Quantum Systems got a new growth manager: Isabella Rorsted, former brand manager at music company BMG, has joined the German dronemaker.
London-based Lawhive, an AI-based marketplace for legal services, raised $60m in Series B funding. Mitch Rales led the round and was joined by investors including TQ Ventures, GV, Balderton Capital and Jigsaw.
Luxembourg-based R3 Robotics raised €20m in funding co-led by HG Ventures and Suma Capital, with participation from Oetker Collection, the European Innovation Council Fund (EIC Fund) and existing shareholders BonVenture, FlixFounders and EIT Urban Mobility. The round also included €6m in European grants.

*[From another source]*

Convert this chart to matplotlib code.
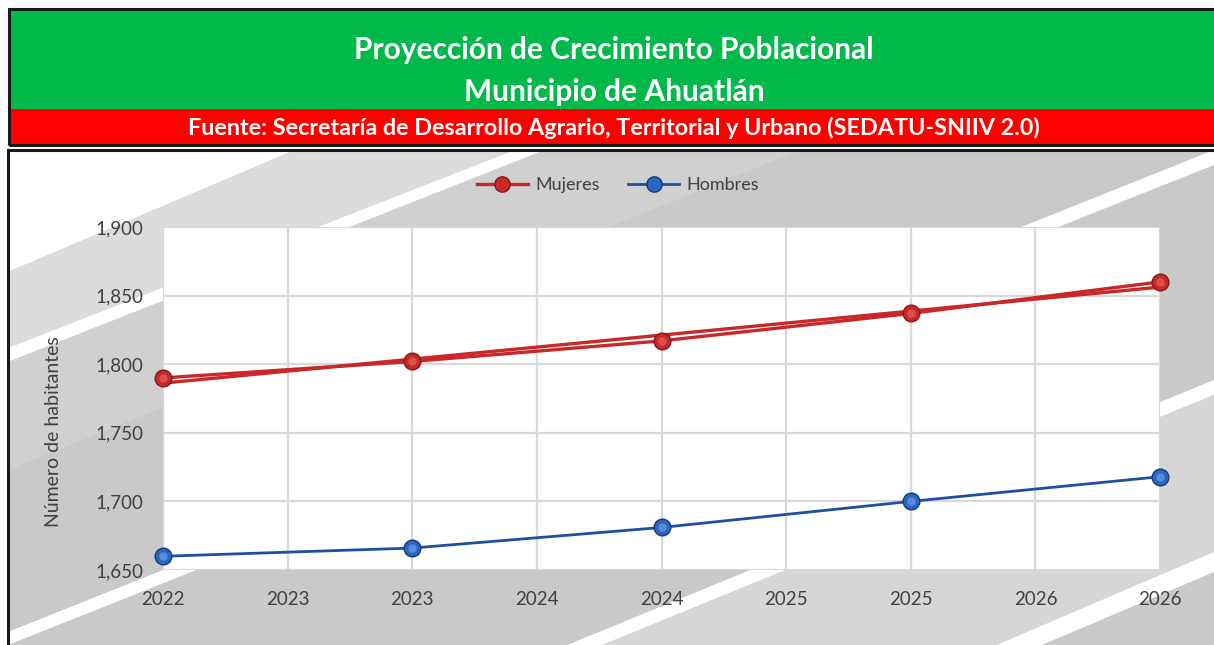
import numpy as np
import matplotlib
matplotlib.use("Agg")
import matplotlib.pyplot as plt
from matplotlib.patches import Rectangle, Polygon
from matplotlib.ticker import FuncFormatter

plt.rcParams['font.family'] = ['Lato', 'DejaVu Sans']

# datos
anios = ['2022', '2023', '2024', '2025', '2026']
etiquetas_x = ['2022', '2023', '2023', '2024', '2024', '2025', '2025', '2026', '2026']
mujeres = [1790, 1802, 1817, 1837, 1860]
hombres = [1660, 1666, 1681, 1700, 1718]

titulo1 = 'Proyección de Crecimiento Poblacional'
titulo2 = 'Municipio de Ahuatlán'
fuente = 'Fuente: Secretaría de Desarrollo Agrario, Territorial y Urbano (SEDATU-SNIIV 2.0)'

W, H = 1214, 645
fig = plt.figure(figsize=(W / 100, H / 100), dpi=100)
fig.patch.set_facecolor('white')


def px(x, y):
    # pixeles (desde arriba) -> fracción de figura
    return (x / W, 1 - y / H)


def rect_px(x0, y0, x1, y1, **kw):
    a = px(x0, y1)
    return Rectangle(a, (x1 - x0) / W, (y1 - y0) / H, transform=fig.transFigure, **kw)


def poly_px(pts, **kw):
    return Polygon([px(x, y) for x, y in pts], closed=True, transform=fig.transFigure, **kw)


# ---- encabezado ----
fig.patches.append(rect_px(9, 9, 1216, 109, facecolor='#00B94A', edgecolor='none', zorder=1))
fig.patches.append(rect_px(9, 109, 1216, 145, facecolor='#FF0000', edgecolor='none', zorder=1))
fig.patches.append(rect_px(9, 9, 1216, 145, facecolor='none', edgecolor='#1a1a1a', lw=2.2, zorder=2))

fig.text(0.506, px(0, 50)[1], titulo1, ha='center', va='center', color='white',
         fontsize=21.5, fontweight='bold')
fig.text(0.506, px(0, 92)[1], titulo2, ha='center', va='center', color='white',
         fontsize=21.5, fontweight='bold')
fig.text(0.506, px(0, 128)[1], fuente, ha='center', va='center', color='white',
         fontsize=16.8, fontweight='bold')

# ---- fondo del área de gráfica ----
caja = rect_px(8, 150, 1218, 650, facecolor='#c9c9c9', edgecolor='none', zorder=1)
fig.patches.append(caja)
fondo = [
    poly_px([(8, 150), (295, 150), (8, 272)], facecolor='white', edgecolor='none'),
    poly_px([(295, 150), (515, 150), (8, 348), (8, 272)], facecolor='#dcdcdc', edgecolor='none'),
    poly_px([(515, 150), (545, 150), (8, 362), (8, 348)], facecolor='white', edgecolor='none'),
    poly_px([(545, 150), (800, 150), (8, 470), (8, 362)], facecolor='#d0d0d0', edgecolor='none'),
    poly_px([(8, 632), (1214, 150), (1214, 165), (8, 645)], facecolor='white', edgecolor='none'),
    poly_px([(555, 650), (1214, 380), (1214, 395), (590, 650)], facecolor='white', edgecolor='none'),
    poly_px([(590, 650), (1214, 395), (1214, 552), (985, 650)], facecolor='#d6d6d6', edgecolor='none'),
    poly_px([(985, 650), (1214, 552), (1214, 572), (1030, 650)], facecolor='white', edgecolor='none'),
]
for p in fondo:
    p.set_zorder(2)
    p.set_clip_path(caja)
    fig.patches.append(p)
fig.patches.append(rect_px(8, 150, 1218, 652, facecolor='none', edgecolor='#1a1a1a', lw=2.2, zorder=3))

# ---- gráfica ----
ax = fig.add_axes([163 / W, 1 - 570 / H, (1160 - 163) / W, (570 - 227) / H], zorder=5)
ax.set_facecolor('white')

x_etq = np.arange(len(etiquetas_x))
x_dat = np.arange(len(anios)) * 2

rojo = '#c8282a'
azul = '#1f4fa0'

# línea de tendencia lineal de Mujeres
coef = np.polyfit(x_dat, mujeres, 1)
ax.plot(x_dat, np.polyval(coef, x_dat), color=rojo, lw=2.4, zorder=3, clip_on=False)

ax.plot(x_dat, mujeres, color=rojo, lw=2.4, marker='o', markersize=12,
        markerfacecolor='#c62a2a', markeredgecolor='#8a1616', markeredgewidth=1,
        zorder=4, clip_on=False, label='Mujeres')
ax.plot(x_dat, mujeres, ls='none', marker='o', markersize=6,
        markerfacecolor='#e86060', markeredgecolor='none', alpha=0.7, zorder=5, clip_on=False)

ax.plot(x_dat, hombres, color=azul, lw=2, marker='o', markersize=12,
        markerfacecolor='#2b66c0', markeredgecolor='#163a78', markeredgewidth=1,
        zorder=4, clip_on=False, label='Hombres')
ax.plot(x_dat, hombres, ls='none', marker='o', markersize=6,
        markerfacecolor='#6a9ee6', markeredgecolor='none', alpha=0.7, zorder=5, clip_on=False)

ax.set_xlim(0, 8)
ax.set_ylim(1650, 1900)
ax.set_xticks(x_etq)
ax.set_xticklabels(etiquetas_x)
ax.set_yticks(np.arange(1650, 1901, 50))
ax.yaxis.set_major_formatter(FuncFormatter(lambda v, p: f'{v:,.0f}'))

ax.grid(True, color='#d9d9d9', lw=1.6)
ax.set_axisbelow(True)
for s in ax.spines.values():
    s.set_visible(False)
ax.tick_params(axis='both', length=0, labelsize=13.5, labelcolor='#404040')
ax.tick_params(axis='x', pad=15)
ax.tick_params(axis='y', pad=14)

ax.set_ylabel('Número de habitantes', fontsize=14, color='#404040')
ax.yaxis.set_label_coords((62 - 163) / 997, (570 - 432) / 343)

leg = fig.legend(handles=ax.get_lines()[1:4:2], labels=['Mujeres', 'Hombres'],
                 loc='center', bbox_to_anchor=px(618, 185), ncol=2, frameon=False,
                 fontsize=13, handlelength=2.8, columnspacing=1.6, handletextpad=0.4)
for t in leg.get_texts():
    t.set_color('#404040')
for h in leg.legend_handles:
    h.set_markersize(11)

fig.savefig('out.png', dpi=100)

Chiral, a Swiss startup selling robotic systems that handle nanomaterials like graphene to produce next-generation semiconductors, raised a $12m seed round led by UK investor Crane Venture Partners, with participation from Quantonation, HCVC and Founderful.
Bristol, UK-based Uplift360, which helps aerospace, defence and industrial sectors reuse high-value composite waste, raised €7.4m in seed funding. Extantia led the round and was joined by investors including NATO Innovation Fund, Promus Ventures and Fund F.
Imperial spinout Polaron raised $8m backed by Serena, Speedinvest and Futurepresent, as well as the founders of Physics X and Twaice.